The Notebooks of Schubert Ogden

PDF Version of this Document 

I have said, regarding the distinction of science from wisdom, that science is "oriented, not as wisdom is, by the existential question about the meaning of reality for us, but rather by the intellectual question about the structure of reality in itself" (Notebooks, 23 November 2002; rev. 10 September 2005). But this seems to me, as I think about it, misled and misleading.

If, as I've argued, we ask intellectual questions because we ask existential questions, then, clearly, our intellectual questions must be oriented somehow by our existential questions. Science, however, asks a certain kind of intellectual question. So, although it may indeed be constituted by the intellectual question it asks, it can be oriented only by the existential question from which that intellectual question is an abstraction.

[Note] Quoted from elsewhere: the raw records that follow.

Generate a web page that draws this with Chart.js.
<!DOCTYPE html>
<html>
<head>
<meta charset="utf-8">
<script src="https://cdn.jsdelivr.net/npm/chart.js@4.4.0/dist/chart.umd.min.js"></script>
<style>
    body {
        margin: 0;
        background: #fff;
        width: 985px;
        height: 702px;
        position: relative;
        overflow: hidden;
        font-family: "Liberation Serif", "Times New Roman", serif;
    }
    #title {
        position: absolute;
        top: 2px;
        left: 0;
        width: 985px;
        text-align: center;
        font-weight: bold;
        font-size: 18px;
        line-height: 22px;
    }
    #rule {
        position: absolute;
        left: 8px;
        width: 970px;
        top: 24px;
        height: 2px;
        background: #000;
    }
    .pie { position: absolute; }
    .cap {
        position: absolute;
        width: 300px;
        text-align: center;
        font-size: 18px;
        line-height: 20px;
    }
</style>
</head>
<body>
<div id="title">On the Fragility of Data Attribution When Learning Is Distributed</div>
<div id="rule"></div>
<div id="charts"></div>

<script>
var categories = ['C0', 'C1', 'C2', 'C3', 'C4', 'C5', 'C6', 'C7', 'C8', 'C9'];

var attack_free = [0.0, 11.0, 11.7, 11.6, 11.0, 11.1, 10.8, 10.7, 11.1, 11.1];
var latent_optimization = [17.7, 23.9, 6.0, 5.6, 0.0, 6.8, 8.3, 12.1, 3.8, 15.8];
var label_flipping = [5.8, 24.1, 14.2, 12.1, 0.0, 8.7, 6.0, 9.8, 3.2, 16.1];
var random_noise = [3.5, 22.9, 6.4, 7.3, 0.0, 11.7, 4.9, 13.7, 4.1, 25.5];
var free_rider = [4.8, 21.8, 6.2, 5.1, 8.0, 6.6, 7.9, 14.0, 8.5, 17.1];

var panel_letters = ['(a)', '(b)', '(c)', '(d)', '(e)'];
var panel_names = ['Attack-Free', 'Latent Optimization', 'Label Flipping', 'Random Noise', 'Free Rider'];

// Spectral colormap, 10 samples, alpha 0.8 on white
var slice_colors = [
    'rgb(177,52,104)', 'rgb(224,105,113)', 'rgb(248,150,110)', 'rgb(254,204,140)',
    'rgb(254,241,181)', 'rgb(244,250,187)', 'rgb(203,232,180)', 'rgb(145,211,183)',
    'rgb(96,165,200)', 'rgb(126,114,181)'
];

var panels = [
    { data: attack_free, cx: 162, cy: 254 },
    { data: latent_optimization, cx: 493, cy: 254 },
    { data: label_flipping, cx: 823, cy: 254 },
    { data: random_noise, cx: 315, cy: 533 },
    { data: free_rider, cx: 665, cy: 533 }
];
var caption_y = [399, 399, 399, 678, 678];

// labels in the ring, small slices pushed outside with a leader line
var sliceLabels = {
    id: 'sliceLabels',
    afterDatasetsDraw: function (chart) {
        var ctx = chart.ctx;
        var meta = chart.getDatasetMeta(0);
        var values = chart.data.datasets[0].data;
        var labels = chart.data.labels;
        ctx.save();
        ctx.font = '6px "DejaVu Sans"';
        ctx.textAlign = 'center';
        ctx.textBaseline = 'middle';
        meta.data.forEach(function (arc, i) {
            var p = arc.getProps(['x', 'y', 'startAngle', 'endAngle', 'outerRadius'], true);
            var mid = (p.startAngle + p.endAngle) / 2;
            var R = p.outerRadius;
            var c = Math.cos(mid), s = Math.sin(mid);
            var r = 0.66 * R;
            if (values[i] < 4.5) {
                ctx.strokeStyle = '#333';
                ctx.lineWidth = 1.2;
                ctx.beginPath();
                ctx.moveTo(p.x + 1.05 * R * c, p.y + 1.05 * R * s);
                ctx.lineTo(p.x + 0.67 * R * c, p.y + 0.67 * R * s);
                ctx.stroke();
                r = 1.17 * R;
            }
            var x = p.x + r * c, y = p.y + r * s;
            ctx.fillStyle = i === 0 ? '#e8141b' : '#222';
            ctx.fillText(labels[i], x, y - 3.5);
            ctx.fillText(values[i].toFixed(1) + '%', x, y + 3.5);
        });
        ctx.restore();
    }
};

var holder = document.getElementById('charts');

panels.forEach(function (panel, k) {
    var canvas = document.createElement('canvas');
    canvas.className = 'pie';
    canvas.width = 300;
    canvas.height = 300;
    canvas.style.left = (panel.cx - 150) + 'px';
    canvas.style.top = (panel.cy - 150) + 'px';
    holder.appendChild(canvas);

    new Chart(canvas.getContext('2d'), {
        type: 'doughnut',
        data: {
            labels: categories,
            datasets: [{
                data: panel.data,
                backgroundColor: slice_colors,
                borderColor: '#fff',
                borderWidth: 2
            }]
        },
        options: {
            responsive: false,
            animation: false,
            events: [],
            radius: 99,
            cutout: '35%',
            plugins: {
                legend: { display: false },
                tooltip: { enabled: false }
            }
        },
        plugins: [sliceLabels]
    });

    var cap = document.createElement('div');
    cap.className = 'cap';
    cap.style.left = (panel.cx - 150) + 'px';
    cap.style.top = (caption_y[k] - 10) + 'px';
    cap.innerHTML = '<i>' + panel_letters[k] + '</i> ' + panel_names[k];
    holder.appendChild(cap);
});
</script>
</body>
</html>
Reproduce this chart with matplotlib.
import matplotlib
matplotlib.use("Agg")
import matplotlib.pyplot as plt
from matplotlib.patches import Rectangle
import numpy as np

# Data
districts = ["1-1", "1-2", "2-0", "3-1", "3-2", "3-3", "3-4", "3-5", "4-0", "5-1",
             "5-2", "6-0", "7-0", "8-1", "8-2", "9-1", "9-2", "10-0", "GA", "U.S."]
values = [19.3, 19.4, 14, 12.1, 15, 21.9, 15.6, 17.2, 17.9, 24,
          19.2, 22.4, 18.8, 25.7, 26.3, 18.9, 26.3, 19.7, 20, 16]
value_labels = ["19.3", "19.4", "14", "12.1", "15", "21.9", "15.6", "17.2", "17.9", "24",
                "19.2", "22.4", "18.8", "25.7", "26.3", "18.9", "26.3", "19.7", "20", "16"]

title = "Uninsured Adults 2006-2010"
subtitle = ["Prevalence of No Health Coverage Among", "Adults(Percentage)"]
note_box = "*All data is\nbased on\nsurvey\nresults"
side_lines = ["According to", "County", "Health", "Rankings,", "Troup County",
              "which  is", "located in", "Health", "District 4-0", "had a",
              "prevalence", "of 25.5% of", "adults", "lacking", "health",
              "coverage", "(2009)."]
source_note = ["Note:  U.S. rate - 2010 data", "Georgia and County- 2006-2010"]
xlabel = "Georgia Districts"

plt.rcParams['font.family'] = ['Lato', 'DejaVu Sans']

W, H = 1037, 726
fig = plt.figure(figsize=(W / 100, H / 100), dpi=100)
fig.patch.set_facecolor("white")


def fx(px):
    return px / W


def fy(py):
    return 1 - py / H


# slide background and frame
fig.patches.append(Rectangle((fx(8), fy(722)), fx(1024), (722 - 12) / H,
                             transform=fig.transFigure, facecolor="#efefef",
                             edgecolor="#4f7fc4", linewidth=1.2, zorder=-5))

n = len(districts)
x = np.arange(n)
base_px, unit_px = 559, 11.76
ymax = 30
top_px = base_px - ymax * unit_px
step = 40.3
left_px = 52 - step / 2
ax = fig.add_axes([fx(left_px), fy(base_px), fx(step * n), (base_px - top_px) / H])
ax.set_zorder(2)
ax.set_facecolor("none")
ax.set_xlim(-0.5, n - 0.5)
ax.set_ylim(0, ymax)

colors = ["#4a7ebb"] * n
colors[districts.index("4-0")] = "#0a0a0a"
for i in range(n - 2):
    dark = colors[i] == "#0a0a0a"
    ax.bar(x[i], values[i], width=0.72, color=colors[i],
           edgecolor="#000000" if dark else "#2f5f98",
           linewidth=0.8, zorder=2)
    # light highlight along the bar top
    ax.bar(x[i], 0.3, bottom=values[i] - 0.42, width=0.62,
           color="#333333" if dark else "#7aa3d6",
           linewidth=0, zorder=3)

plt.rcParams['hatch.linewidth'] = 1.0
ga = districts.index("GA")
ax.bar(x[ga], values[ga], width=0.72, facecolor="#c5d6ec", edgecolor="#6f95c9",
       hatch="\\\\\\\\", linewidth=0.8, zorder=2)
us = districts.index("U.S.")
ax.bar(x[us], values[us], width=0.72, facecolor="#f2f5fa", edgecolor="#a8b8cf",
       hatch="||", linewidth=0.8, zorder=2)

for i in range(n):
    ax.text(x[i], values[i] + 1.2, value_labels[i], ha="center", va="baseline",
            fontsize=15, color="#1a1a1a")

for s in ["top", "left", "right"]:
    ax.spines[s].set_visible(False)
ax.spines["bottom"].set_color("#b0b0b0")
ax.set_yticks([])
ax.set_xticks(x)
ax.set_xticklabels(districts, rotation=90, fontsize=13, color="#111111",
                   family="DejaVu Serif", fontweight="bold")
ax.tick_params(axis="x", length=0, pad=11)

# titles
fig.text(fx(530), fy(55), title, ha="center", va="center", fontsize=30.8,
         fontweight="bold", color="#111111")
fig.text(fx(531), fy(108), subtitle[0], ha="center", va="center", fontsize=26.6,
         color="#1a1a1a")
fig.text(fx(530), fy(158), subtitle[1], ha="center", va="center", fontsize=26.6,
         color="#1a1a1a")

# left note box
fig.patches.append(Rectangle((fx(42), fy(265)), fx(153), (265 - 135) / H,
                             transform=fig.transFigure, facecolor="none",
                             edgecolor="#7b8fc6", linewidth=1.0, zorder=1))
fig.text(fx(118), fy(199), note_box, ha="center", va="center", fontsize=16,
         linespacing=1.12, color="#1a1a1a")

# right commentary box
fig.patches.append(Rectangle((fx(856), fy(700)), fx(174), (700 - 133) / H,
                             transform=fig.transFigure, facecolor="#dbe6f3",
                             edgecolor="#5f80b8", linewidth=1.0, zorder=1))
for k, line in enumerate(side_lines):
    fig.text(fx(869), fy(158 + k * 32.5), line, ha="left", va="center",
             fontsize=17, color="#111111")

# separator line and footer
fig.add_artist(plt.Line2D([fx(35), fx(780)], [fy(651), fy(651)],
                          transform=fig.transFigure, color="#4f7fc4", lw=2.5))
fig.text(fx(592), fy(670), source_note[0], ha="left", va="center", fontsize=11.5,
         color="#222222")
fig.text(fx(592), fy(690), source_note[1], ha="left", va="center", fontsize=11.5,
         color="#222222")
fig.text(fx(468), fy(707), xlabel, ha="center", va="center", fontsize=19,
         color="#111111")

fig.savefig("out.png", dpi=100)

If, on the other hand, it is correct that "one can and should distinguish between two levels of orientation, proximate and remote"; and that "a science constituted as well as proximately oriented by an intellectual question is oriented remotely by the existential question from which that intellectual question has been derived" (Notebooks, 24 June 2006, "Is Theology a Science?"), then, obviously, it is mistaken to say, as I just have, that, although a science "may indeed be constituted by the intellectual question it asks, it can be oriented only by the existential question from which that intellectual question is an abstraction." A science can also be oriented -- proximately oriented -- by the intellectual question.